3.2 Data Accuracy Decay

3.2 Data Accuracy Decay

Data that is accurate when initially created can become inaccurate within a database through time. The data value does not change; its accuracy does. Some data elements are subject to value accuracy decay and some are not. Some examples will illustrate the concept of decay.

Personal information in an employee database easily becomes wrong. People move, they change their marital status, they complete new education programs, they change telephone numbers. Most employees do not run into HR and fill out a form every time something changes in their life. The information in HR reflects the accuracy at the time they initially joined the company or the last time an update was done. Inventory-on-hand information can become wrong due to spoilage, parts taken and used, and new transactions not processed.
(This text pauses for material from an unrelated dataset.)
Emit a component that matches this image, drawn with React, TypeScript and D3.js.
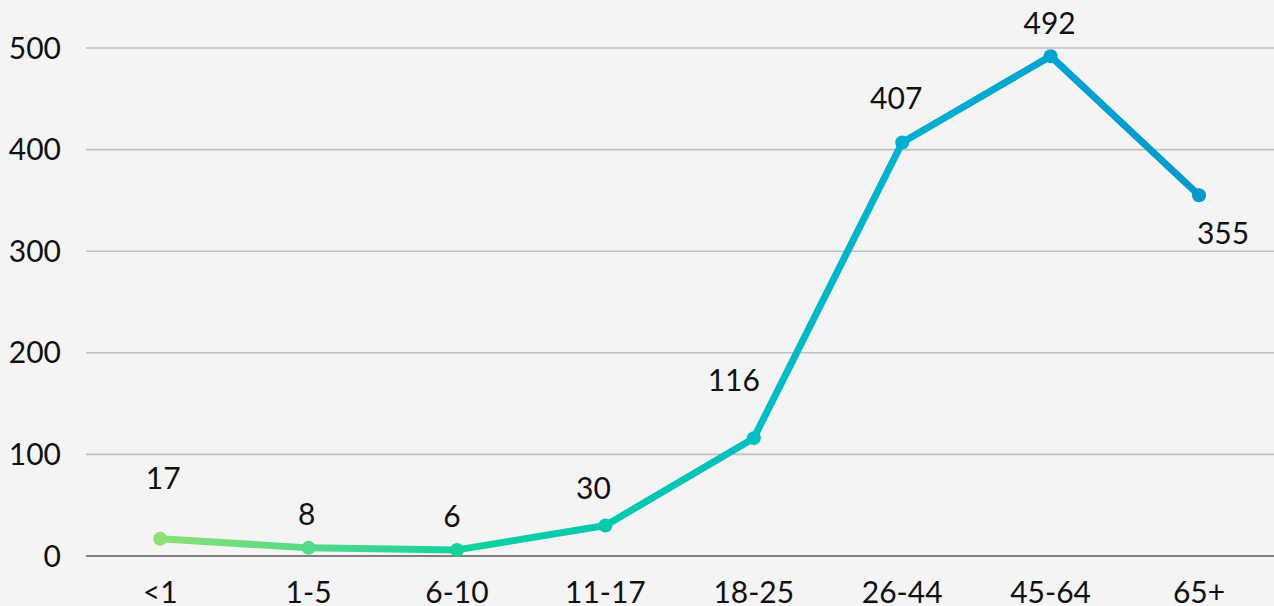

The value carried on the books for capital assets can change due to market demand changes, changes in the environment in which the asset is used, unusual wear and tear, or damage done and not reported. A state driver's license database indicates that a person has acceptable eyesight to drive without glasses. However, during the time since the license was issued, the person's eyesight may deteriorate to the point where she cannot safely drive without glasses. The inaccuracy will not be corrected until a renewal requires a new eye test.

All of these examples show that a change occurred in the object being represented in the database and the database was not updated to reflect it. Another way of saying this is that a transaction was needed to be processed and was not. However, these "missing transactions" are commonplace in the real world.

Not all data elements are subject to decay. Information defining an object generally does not decay, whereas information providing other information about the object generally can be subject to decay. Good database designers will note the decay characteristic of a data element as part of the metadata and will design processes to verify or update the information as needed by the consumers of the data. For example, in an inventory application, the data elements for PART_NUMBER, PART_DESCRIPTION, and UNIT_OF_MEASURE would not be considered subject to decay, whereas QUANTITY_ON_HAND, SUPPLIER_ID, and STORAGE_BIN_NUMBER would be subject to decay.

Another characteristic of decay-prone data elements is that the overall accuracy of the element tends to follow a sawtooth graph over time. Data is entered. Over time, the older data gets progressively more inaccurate (it decays). The accuracy of the element is determined by the mix of older data versus newer data, which tends to be more accurate. A corrective action occurs that pulls the data back into a higher state of accuracy.

In the previously cited examples, the corrective event for HR information may be an annual data review conducted with all employees; for inventory, an annual inventory exercise; for capital equipment, an annual reappraisal. Note that for the driver's license example there is no event that brings all or a set of records into accuracy at a single point in time. It is a continuous database with new records and renewals occurring on an individual timeline. This does not follow a sawtooth pattern because the decaying and correcting occurs continuously over the database. However, it does have an inaccuracy component due to decay that remains fairly constant over time. This relationship of accuracy and time is depicted in Figure 3.2.

Click To expand Figure 3.2: Accuracy of decayable elements over time.

An example of a good HR system is to have new employees verify all HR information immediately after initial entry into the database, request that employees review all personal information each time they make any change, and then request a specific review by the employee any time no review has been done in a year (or less if you can get away with it). Another mechanism is to make the review a part of the annual employee evaluation process. It would not hurt to monitor marriage and birth announcements as well.

Unfortunately, most companies are not willing to be that concerned about data decay accuracy issues. It is not because they have considered the cost of a continuous updating process to be higher than the cost of not being more accurate. It is more a case of not thinking about the problem at all. The cost of a corrective program is not very high once it has been put in place. It will generally return more value than it costs.

A proper way of handling decay-prone data elements is to identify them in the database design and indicate this in the metadata repository. Periodic events should be planned to update information to get the database to recover from decay. The times that these events occur should be included in the database and/or the metadata repository so that database business users can know what to expect. The metadata repository should also include information on the rate of change that occurred in the periodic auditing event. A good data analyst knows the rate of decay and the probable accuracy index for any element at any given point in time.